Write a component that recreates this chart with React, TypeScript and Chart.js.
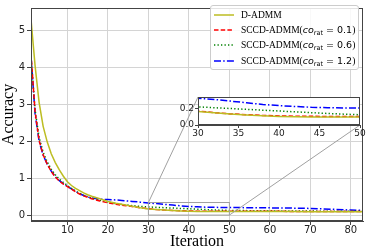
import React, { useEffect, useRef } from "react";
import { Chart, registerables } from "chart.js";

Chart.register(...registerables);

// ---------- data ----------
const iterations = [1, 2, 3, 4, 5, 6, 7, 8, 9, 10, 11, 12, 13, 14, 15, 16, 18, 20, 22, 24, 26, 28, 30, 32, 34, 36, 38, 40, 42, 44, 46, 48, 50, 55, 60, 65, 70, 75, 80, 83];

const dAdmm = [5.3, 4.05, 3.05, 2.4, 1.98, 1.66, 1.42, 1.22, 1.05, 0.9, 0.8, 0.72, 0.66, 0.6, 0.55, 0.51, 0.44, 0.37, 0.32, 0.28, 0.24, 0.2, 0.165, 0.15, 0.135, 0.122, 0.112, 0.104, 0.1, 0.098, 0.097, 0.096, 0.096, 0.095, 0.094, 0.094, 0.093, 0.093, 0.092, 0.092];

const sccd01 = [4.35, 2.8, 2.02, 1.63, 1.38, 1.18, 1.03, 0.92, 0.84, 0.77, 0.7, 0.63, 0.57, 0.52, 0.48, 0.44, 0.38, 0.33, 0.29, 0.26, 0.23, 0.2, 0.17, 0.15, 0.135, 0.125, 0.116, 0.11, 0.107, 0.105, 0.104, 0.103, 0.103, 0.102, 0.101, 0.1, 0.1, 0.1, 0.1, 0.1];

const sccd06 = [4.3, 2.85, 2.1, 1.7, 1.44, 1.24, 1.09, 0.97, 0.88, 0.8, 0.72, 0.65, 0.59, 0.54, 0.5, 0.46, 0.4, 0.35, 0.31, 0.28, 0.255, 0.235, 0.22, 0.21, 0.2, 0.19, 0.18, 0.17, 0.16, 0.15, 0.14, 0.132, 0.125, 0.12, 0.115, 0.11, 0.108, 0.105, 0.103, 0.102];

const sccd12 = [4.3, 2.75, 2.0, 1.62, 1.38, 1.19, 1.04, 0.93, 0.85, 0.78, 0.71, 0.64, 0.58, 0.53, 0.49, 0.46, 0.43, 0.42, 0.41, 0.39, 0.37, 0.35, 0.325, 0.31, 0.29, 0.27, 0.25, 0.235, 0.225, 0.215, 0.21, 0.207, 0.205, 0.2, 0.195, 0.19, 0.18, 0.16, 0.135, 0.125];

const seriesNames = ["D-ADMM", "SCCD-ADMM", "SCCD-ADMM", "SCCD-ADMM"];
const coRatValues = [null, 0.1, 0.6, 1.2];

const xTicks = [10, 20, 30, 40, 50, 60, 70, 80];
const yTicks = [0, 1, 2, 3, 4, 5];
const insetXTicks = [30, 35, 40, 45, 50];
const insetYTicks = [0, 0.2];

const xRange = [1, 83];
const yRange = [-0.16, 5.6];
const insetXRange = [30, 50];
const insetYRange = [0, 0.34];

// ---------- styles ----------
const colors = ["#bcbd22", "#ff0000", "#008000", "#0000ff"];
const dashes = [[], [4.5, 2.2], [1.3, 2.2], [7, 2.2, 1.5, 2.2]];
const tickFont = { family: "DejaVu Sans", size: 10 };
const insetTickFont = { family: "DejaVu Sans", size: 9 };
const spineColor = "#444";

function makeDatasets() {
  const all = [dAdmm, sccd01, sccd06, sccd12];
  return all.map((vals, i) => ({
    label: seriesNames[i] + (coRatValues[i] != null ? `(co_rat = ${coRatValues[i]})` : ""),
    data: iterations.map((x, k) => ({ x, y: vals[k] })),
    borderColor: colors[i],
    backgroundColor: colors[i],
    borderWidth: 1.5,
    borderDash: dashes[i],
    pointRadius: 0,
    tension: 0,
    fill: false,
  }));
}

const frame = (color: string) => ({
  id: "frame",
  afterDraw(chart: any) {
    const { left, right, top, bottom } = chart.chartArea;
    const ctx = chart.ctx;
    ctx.save();
    ctx.strokeStyle = color;
    ctx.lineWidth = 1;
    ctx.strokeRect(Math.round(left) + 0.5, Math.round(top) + 0.5, Math.round(right - left) - 1, Math.round(bottom - top) - 1);
    ctx.restore();
  },
});

export default function App() {
  const mainRef = useRef<HTMLCanvasElement>(null);
  const insetRef = useRef<HTMLCanvasElement>(null);
  const insetLeft = 164;
  const insetTop = 88;

  useEffect(() => {
    const inset = new Chart(insetRef.current!, {
      type: "line",
      data: { datasets: makeDatasets() as any },
      options: {
        animation: false,
        responsive: false,
        events: [],
        layout: { padding: { top: 9, right: 6, left: 0, bottom: 0 } },
        plugins: { legend: { display: false }, tooltip: { enabled: false } },
        scales: {
          x: {
            type: "linear",
            min: insetXRange[0],
            max: insetXRange[1],
            afterBuildTicks: (s: any) => { s.ticks = insetXTicks.map((v) => ({ value: v })); },
            afterFit: (s: any) => { s.height = 15; },
            grid: { drawOnChartArea: false, drawTicks: true, tickLength: 3, tickColor: spineColor },
            border: { display: true, color: spineColor, width: 1 },
            ticks: { font: insetTickFont, color: "#222", padding: 0, maxRotation: 0, autoSkip: false, callback: (v: any) => String(v) },
          },
          y: {
            type: "linear",
            min: insetYRange[0],
            max: insetYRange[1],
            afterBuildTicks: (s: any) => { s.ticks = insetYTicks.map((v) => ({ value: v })); },
            afterFit: (s: any) => { s.width = 34; },
            grid: { drawOnChartArea: false, drawTicks: true, tickLength: 3, tickColor: spineColor },
            border: { display: true, color: spineColor, width: 1 },
            ticks: { font: insetTickFont, color: "#222", padding: 1, autoSkip: false, callback: (v: any) => Number(v).toFixed(1) },
          },
        },
      },
      plugins: [
        {
          id: "insetBg",
          beforeDraw(chart: any) {
            const { left, right, top, bottom } = chart.chartArea;
            chart.ctx.save();
            chart.ctx.fillStyle = "#ffffff";
            chart.ctx.fillRect(left, top, right - left, bottom - top);
            chart.ctx.restore();
          },
        },
        frame(spineColor),
      ],
    });

    const connector = {
      id: "connector",
      afterDatasetsDraw(chart: any) {
        const xs = chart.scales.x;
        const ys = chart.scales.y;
        const x0 = xs.getPixelForValue(insetXRange[0]);
        const x1 = xs.getPixelForValue(insetXRange[1]);
        const y0 = ys.getPixelForValue(insetYRange[0]);
        const y1 = ys.getPixelForValue(insetYRange[1]);
        const ia = inset.chartArea;
        const ctx = chart.ctx;
        ctx.save();
        ctx.strokeStyle = "#a0a0a0";
        ctx.lineWidth = 1;
        ctx.strokeRect(x0, y1, x1 - x0, y0 - y1);
        ctx.beginPath();
        ctx.moveTo(x0, y1);
        ctx.lineTo(insetLeft + ia.left, insetTop + ia.top);
        ctx.moveTo(x1, y0);
        ctx.lineTo(insetLeft + ia.right, insetTop + ia.bottom);
        ctx.stroke();
        ctx.restore();
      },
    };

    const main = new Chart(mainRef.current!, {
      type: "line",
      data: { datasets: makeDatasets() as any },
      options: {
        animation: false,
        responsive: false,
        events: [],
        layout: { padding: { top: 1, right: 3, left: 0, bottom: 0 } },
        plugins: { legend: { display: false }, tooltip: { enabled: false } },
        scales: {
          x: {
            type: "linear",
            min: xRange[0],
            max: xRange[1],
            afterBuildTicks: (s: any) => { s.ticks = xTicks.map((v) => ({ value: v })); },
            afterFit: (s: any) => { s.height = 28; },
            grid: { color: "#d4d4d4", lineWidth: 1, tickLength: 4, tickColor: spineColor },
            border: { display: true, color: spineColor, width: 1 },
            ticks: { font: tickFont, color: "#222", padding: -1, maxRotation: 0, autoSkip: false, callback: (v: any) => String(v) },
            title: { display: true, text: "Iteration", color: "#000", font: { family: "Liberation Serif", size: 16, lineHeight: 1 }, padding: { top: 0, bottom: -1 } },
          },
          y: {
            type: "linear",
            min: yRange[0],
            max: yRange[1],
            afterBuildTicks: (s: any) => { s.ticks = yTicks.map((v) => ({ value: v })); },
            afterFit: (s: any) => { s.width = 31; },
            grid: { color: "#d4d4d4", lineWidth: 1, tickLength: 4, tickColor: spineColor },
            border: { display: true, color: spineColor, width: 1 },
            ticks: { font: tickFont, color: "#222", padding: 2, autoSkip: false, callback: (v: any) => String(v) },
            title: { display: true, text: "Accuracy", color: "#000", font: { family: "Liberation Serif", size: 16, lineHeight: 1 }, padding: { top: 1, bottom: 0 } },
          },
        },
      },
      plugins: [connector, frame(spineColor)],
    });

    return () => {
      main.destroy();
      inset.destroy();
    };
  }, []);

  const rowTops = [1, 16, 31, 47];
  const serif = "'Liberation Serif', 'Times New Roman', serif";
  const sans = "'DejaVu Sans', sans-serif";

  return (
    <div style={{ position: "fixed", left: 0, top: 0, width: 366, height: 249, overflow: "hidden", background: "#fff" }}>
      <canvas ref={mainRef} width={366} height={249} style={{ position: "absolute", left: 0, top: 0 }} />
      <canvas ref={insetRef} width={202} height={52} style={{ position: "absolute", left: insetLeft, top: insetTop }} />
      <div
        style={{
          position: "absolute",
          left: 210,
          top: 5,
          width: 147,
          height: 63,
          border: "1px solid #cccccc",
          borderRadius: 3,
          background: "rgba(255,255,255,0.85)",
        }}
      >
        {seriesNames.map((name, i) => (
          <div
            key={i}
            style={{ position: "absolute", left: 0, top: rowTops[i], height: 15, display: "flex", alignItems: "center", whiteSpace: "nowrap" }}
          >
            <svg width={30} height={8} style={{ display: "block" }}>
              <line x1={3} y1={4} x2={23} y2={4} stroke={colors[i]} strokeWidth={1.5} strokeDasharray={dashes[i].length ? dashes[i].join(" ") : undefined} />
            </svg>
            <span style={{ fontFamily: serif, fontSize: 9.5, color: "#000" }}>
              {name}
              {coRatValues[i] != null && (
                <>
                  (
                  <span style={{ fontFamily: sans, fontStyle: "italic", fontSize: 9.5 }}>co</span>
                  <span style={{ fontFamily: sans, fontSize: 6.5, position: "relative", top: 2 }}>rat</span>
                  <span style={{ fontFamily: sans, fontSize: 9.5 }}>{` = ${coRatValues[i]}`}</span>)
                </>
              )}
            </span>
          </div>
        ))}
      </div>
    </div>
  );
}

☆ ☆ ☆ ☆

### Task directions
Using the listing above, show every line that includes the string "React".

### Exercise solution
Write a component that recreates this chart with React, TypeScript and Chart.js.
import React, { useEffect, useRef } from "react";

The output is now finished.